Symeon Playing On My Grandmother's Organ
Another Fr. James Youth Sermon
My big boys are holding a tree stump with roots. The stump is covered in many cares of this world – money, food, parties, sports…etc. Father talked about how easily it is for us to be rooted to our earthly cares and desires. During Lent, we have an opportunity to reflect on what keeps us rooted to this world and what prevents us from growing our relationship with God. We are called to chop away at anything that takes us away from God.
He was being too quiet so I went looking for him – and this is how I found him. Just like this.
Big Boys and Cousins at the Chess Museum
I took the boys hiking the other day
Forest Forensics on Our Hike
Looking at the trees around us, we could see that this area had been logged in the past. This is actually one tree with three trunks. After a tree has been cut down, many times it can grow back by sprouting branches on the outer part of the stump which become the new main trunk.
A tree that was pushed over when it was younger by a wind storm.
On Our Hike
Symeon was in a pack on my back.
This is a small basal scar on the tree that was caused by a fire.
This is a significantly larger basal scar also caused by a fire. You will tend to see these scars on the side of the tree facing the downslope. Dead leaves, pine needles, and other debris will collect on this side from wind or water run off. When a fire comes through, the debris gathered here will act as kindling and support a concentrated larger fire at the base of the tree. This tree has an older basal scar and a newer one.

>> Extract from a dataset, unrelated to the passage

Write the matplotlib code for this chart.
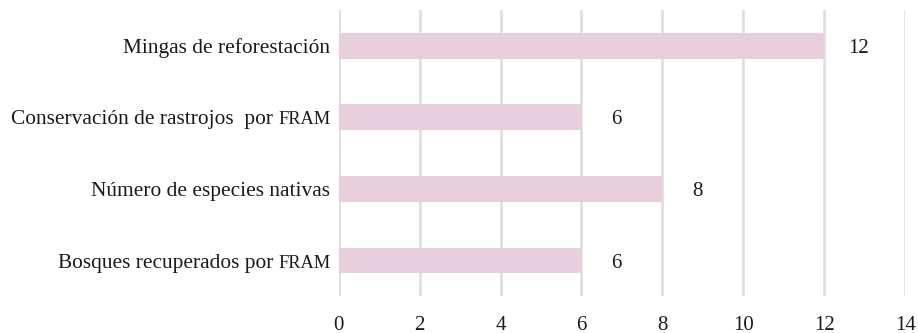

This scar is either from a fire or lightning strike but I’m leaning towards lightning strike because the trees around this one do not show any sign of fire damage and the scar goes very high up the tree which usually happens with a lightning strike instead of a fire.
Possible Pasture Tree
Farmers will tend to leave a single tree out in their pasture as a source of shade for their cattle. These trees do not have to compete with other trees for light so they will grow very wide. If you find an incredibly big tree that has wide, stretched out branches surrounded by smaller trunked trees, you can take an educated guess of when the land was abandoned as pasture based on the age of the younger trees around it.